Short exercise — All of the lines below are to be transcribed faithfully, with pictures excluded from the copy.

Supplied information —

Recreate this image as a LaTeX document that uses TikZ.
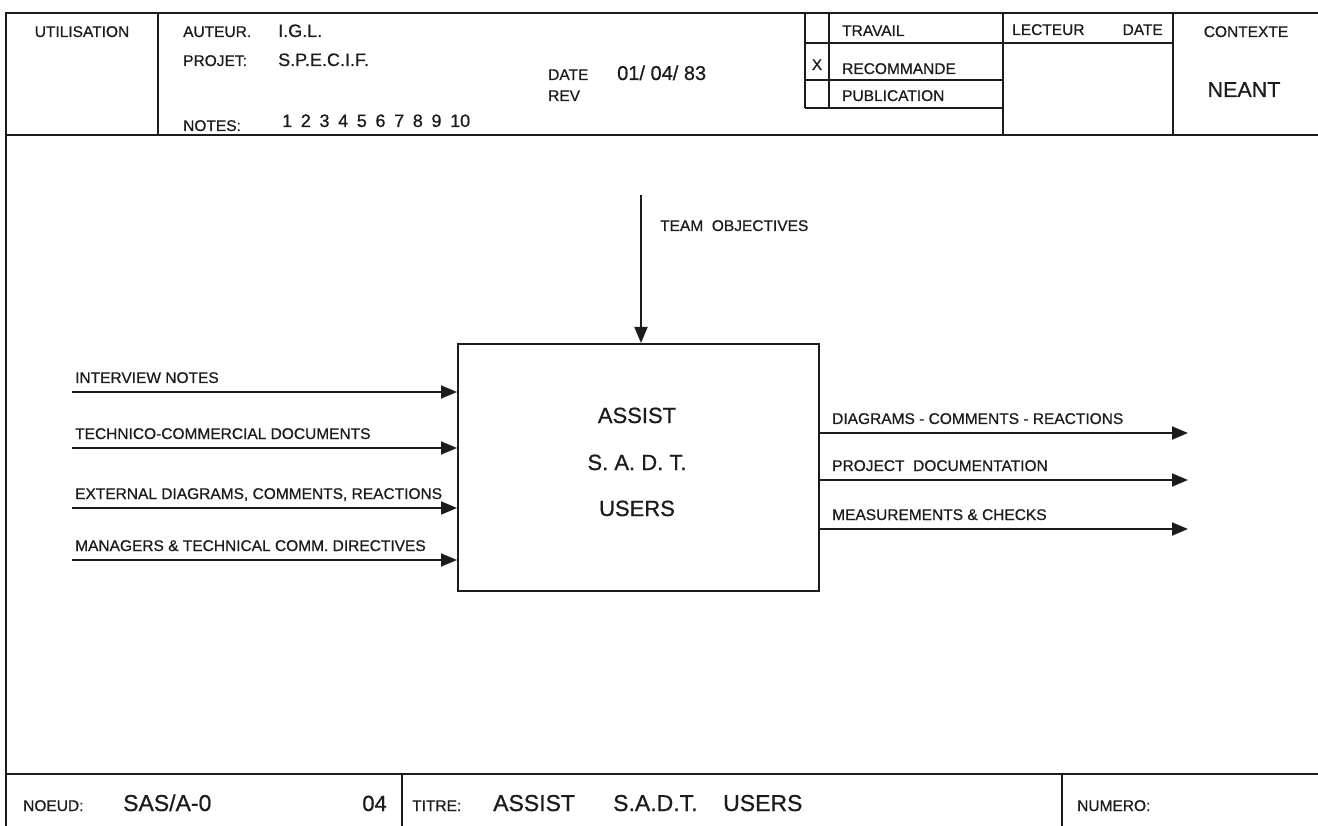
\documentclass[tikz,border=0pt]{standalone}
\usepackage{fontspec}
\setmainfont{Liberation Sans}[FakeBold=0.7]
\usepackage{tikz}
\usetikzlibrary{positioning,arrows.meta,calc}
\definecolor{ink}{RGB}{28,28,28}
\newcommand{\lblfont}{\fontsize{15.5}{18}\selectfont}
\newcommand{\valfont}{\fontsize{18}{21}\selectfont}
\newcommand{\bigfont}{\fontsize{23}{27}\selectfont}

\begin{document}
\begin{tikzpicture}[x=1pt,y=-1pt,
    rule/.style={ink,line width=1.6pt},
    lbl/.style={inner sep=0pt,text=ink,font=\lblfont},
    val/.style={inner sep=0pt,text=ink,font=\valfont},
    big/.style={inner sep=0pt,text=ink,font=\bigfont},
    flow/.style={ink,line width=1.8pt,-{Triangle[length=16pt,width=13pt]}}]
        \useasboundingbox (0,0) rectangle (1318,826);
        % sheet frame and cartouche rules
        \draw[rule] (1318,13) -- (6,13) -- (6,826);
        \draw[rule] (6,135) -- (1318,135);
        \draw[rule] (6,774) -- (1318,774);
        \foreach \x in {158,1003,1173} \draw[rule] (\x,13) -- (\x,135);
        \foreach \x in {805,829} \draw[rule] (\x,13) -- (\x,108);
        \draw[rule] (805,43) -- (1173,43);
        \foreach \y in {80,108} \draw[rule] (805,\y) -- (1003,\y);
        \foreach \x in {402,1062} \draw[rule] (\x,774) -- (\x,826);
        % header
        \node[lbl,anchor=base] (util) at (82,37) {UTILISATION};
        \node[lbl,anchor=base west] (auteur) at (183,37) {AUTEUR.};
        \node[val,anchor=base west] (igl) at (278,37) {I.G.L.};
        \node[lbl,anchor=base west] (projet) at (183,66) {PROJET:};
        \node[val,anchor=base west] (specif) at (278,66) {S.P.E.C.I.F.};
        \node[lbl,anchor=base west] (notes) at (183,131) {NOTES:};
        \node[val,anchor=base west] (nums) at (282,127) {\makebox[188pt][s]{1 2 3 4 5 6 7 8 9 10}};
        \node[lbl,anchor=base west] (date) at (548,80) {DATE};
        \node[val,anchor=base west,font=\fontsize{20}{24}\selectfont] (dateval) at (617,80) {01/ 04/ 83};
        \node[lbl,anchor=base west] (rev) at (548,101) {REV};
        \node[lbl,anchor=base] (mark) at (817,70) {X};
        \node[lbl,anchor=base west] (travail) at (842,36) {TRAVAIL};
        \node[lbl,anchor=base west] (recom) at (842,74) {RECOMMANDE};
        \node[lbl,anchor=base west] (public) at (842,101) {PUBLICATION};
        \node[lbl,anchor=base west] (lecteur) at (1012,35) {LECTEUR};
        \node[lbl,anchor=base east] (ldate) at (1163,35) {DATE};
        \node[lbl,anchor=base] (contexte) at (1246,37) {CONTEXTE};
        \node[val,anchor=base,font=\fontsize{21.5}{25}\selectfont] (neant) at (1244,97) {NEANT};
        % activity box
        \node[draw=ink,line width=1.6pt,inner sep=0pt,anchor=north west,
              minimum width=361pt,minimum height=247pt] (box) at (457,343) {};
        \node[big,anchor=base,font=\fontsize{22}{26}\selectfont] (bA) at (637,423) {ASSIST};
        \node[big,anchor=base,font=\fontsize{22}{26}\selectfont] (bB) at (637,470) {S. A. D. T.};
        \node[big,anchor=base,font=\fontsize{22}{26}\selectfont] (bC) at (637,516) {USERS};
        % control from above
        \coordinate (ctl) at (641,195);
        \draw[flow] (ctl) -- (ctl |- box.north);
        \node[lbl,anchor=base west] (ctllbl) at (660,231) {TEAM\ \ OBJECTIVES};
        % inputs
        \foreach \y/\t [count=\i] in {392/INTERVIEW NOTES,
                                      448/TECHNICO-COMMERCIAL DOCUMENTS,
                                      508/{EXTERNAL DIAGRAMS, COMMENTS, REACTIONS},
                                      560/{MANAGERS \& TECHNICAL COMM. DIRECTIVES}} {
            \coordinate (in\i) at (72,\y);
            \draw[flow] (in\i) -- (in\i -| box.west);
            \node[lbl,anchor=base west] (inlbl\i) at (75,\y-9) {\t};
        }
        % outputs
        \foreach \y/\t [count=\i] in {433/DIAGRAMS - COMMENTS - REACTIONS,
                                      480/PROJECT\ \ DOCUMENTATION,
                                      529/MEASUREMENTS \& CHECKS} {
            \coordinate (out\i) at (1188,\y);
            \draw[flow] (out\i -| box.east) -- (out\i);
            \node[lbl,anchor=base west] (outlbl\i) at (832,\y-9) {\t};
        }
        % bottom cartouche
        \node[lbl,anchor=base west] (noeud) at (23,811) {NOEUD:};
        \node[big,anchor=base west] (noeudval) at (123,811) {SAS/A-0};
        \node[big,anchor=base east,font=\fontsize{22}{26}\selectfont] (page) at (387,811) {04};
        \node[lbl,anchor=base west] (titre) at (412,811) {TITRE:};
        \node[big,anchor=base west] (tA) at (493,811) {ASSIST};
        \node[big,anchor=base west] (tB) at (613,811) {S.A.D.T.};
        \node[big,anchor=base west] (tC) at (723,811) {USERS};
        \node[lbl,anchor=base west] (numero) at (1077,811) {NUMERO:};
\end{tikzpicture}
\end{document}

Output below —
Recreate this image as a LaTeX document that uses TikZ.
\documentclass[tikz,border=0pt]{standalone}
\usepackage{fontspec}
\setmainfont{Liberation Sans}[FakeBold=0.7]
\usepackage{tikz}
\usetikzlibrary{positioning,arrows.meta,calc}
\definecolor{ink}{RGB}{28,28,28}
\newcommand{\lblfont}{\fontsize{15.5}{18}\selectfont}
\newcommand{\valfont}{\fontsize{18}{21}\selectfont}
\newcommand{\bigfont}{\fontsize{23}{27}\selectfont}

\begin{document}
\begin{tikzpicture}[x=1pt,y=-1pt,
    rule/.style={ink,line width=1.6pt},
    lbl/.style={inner sep=0pt,text=ink,font=\lblfont},
    val/.style={inner sep=0pt,text=ink,font=\valfont},
    big/.style={inner sep=0pt,text=ink,font=\bigfont},
    flow/.style={ink,line width=1.8pt,-{Triangle[length=16pt,width=13pt]}}]
        \useasboundingbox (0,0) rectangle (1318,826);
        % sheet frame and cartouche rules
        \draw[rule] (1318,13) -- (6,13) -- (6,826);
        \draw[rule] (6,135) -- (1318,135);
        \draw[rule] (6,774) -- (1318,774);
        \foreach \x in {158,1003,1173} \draw[rule] (\x,13) -- (\x,135);
        \foreach \x in {805,829} \draw[rule] (\x,13) -- (\x,108);
        \draw[rule] (805,43) -- (1173,43);
        \foreach \y in {80,108} \draw[rule] (805,\y) -- (1003,\y);
        \foreach \x in {402,1062} \draw[rule] (\x,774) -- (\x,826);
        % header
        \node[lbl,anchor=base] (util) at (82,37) {UTILISATION};
        \node[lbl,anchor=base west] (auteur) at (183,37) {AUTEUR.};
        \node[val,anchor=base west] (igl) at (278,37) {I.G.L.};
        \node[lbl,anchor=base west] (projet) at (183,66) {PROJET:};
        \node[val,anchor=base west] (specif) at (278,66) {S.P.E.C.I.F.};
        \node[lbl,anchor=base west] (notes) at (183,131) {NOTES:};
        \node[val,anchor=base west] (nums) at (282,127) {\makebox[188pt][s]{1 2 3 4 5 6 7 8 9 10}};
        \node[lbl,anchor=base west] (date) at (548,80) {DATE};
        \node[val,anchor=base west,font=\fontsize{20}{24}\selectfont] (dateval) at (617,80) {01/ 04/ 83};
        \node[lbl,anchor=base west] (rev) at (548,101) {REV};
        \node[lbl,anchor=base] (mark) at (817,70) {X};
        \node[lbl,anchor=base west] (travail) at (842,36) {TRAVAIL};
        \node[lbl,anchor=base west] (recom) at (842,74) {RECOMMANDE};
        \node[lbl,anchor=base west] (public) at (842,101) {PUBLICATION};
        \node[lbl,anchor=base west] (lecteur) at (1012,35) {LECTEUR};
        \node[lbl,anchor=base east] (ldate) at (1163,35) {DATE};
        \node[lbl,anchor=base] (contexte) at (1246,37) {CONTEXTE};
        \node[val,anchor=base,font=\fontsize{21.5}{25}\selectfont] (neant) at (1244,97) {NEANT};
        % activity box
        \node[draw=ink,line width=1.6pt,inner sep=0pt,anchor=north west,
              minimum width=361pt,minimum height=247pt] (box) at (457,343) {};
        \node[big,anchor=base,font=\fontsize{22}{26}\selectfont] (bA) at (637,423) {ASSIST};
        \node[big,anchor=base,font=\fontsize{22}{26}\selectfont] (bB) at (637,470) {S. A. D. T.};
        \node[big,anchor=base,font=\fontsize{22}{26}\selectfont] (bC) at (637,516) {USERS};
        % control from above
        \coordinate (ctl) at (641,195);
        \draw[flow] (ctl) -- (ctl |- box.north);
        \node[lbl,anchor=base west] (ctllbl) at (660,231) {TEAM\ \ OBJECTIVES};
        % inputs
        \foreach \y/\t [count=\i] in {392/INTERVIEW NOTES,
                                      448/TECHNICO-COMMERCIAL DOCUMENTS,
                                      508/{EXTERNAL DIAGRAMS, COMMENTS, REACTIONS},
                                      560/{MANAGERS \& TECHNICAL COMM. DIRECTIVES}} {
            \coordinate (in\i) at (72,\y);
            \draw[flow] (in\i) -- (in\i -| box.west);
            \node[lbl,anchor=base west] (inlbl\i) at (75,\y-9) {\t};
        }
        % outputs
        \foreach \y/\t [count=\i] in {433/DIAGRAMS - COMMENTS - REACTIONS,
                                      480/PROJECT\ \ DOCUMENTATION,
                                      529/MEASUREMENTS \& CHECKS} {
            \coordinate (out\i) at (1188,\y);
            \draw[flow] (out\i -| box.east) -- (out\i);
            \node[lbl,anchor=base west] (outlbl\i) at (832,\y-9) {\t};
        }
        % bottom cartouche
        \node[lbl,anchor=base west] (noeud) at (23,811) {NOEUD:};
        \node[big,anchor=base west] (noeudval) at (123,811) {SAS/A-0};
        \node[big,anchor=base east,font=\fontsize{22}{26}\selectfont] (page) at (387,811) {04};
        \node[lbl,anchor=base west] (titre) at (412,811) {TITRE:};
        \node[big,anchor=base west] (tA) at (493,811) {ASSIST};
        \node[big,anchor=base west] (tB) at (613,811) {S.A.D.T.};
        \node[big,anchor=base west] (tC) at (723,811) {USERS};
        \node[lbl,anchor=base west] (numero) at (1077,811) {NUMERO:};
\end{tikzpicture}
\end{document}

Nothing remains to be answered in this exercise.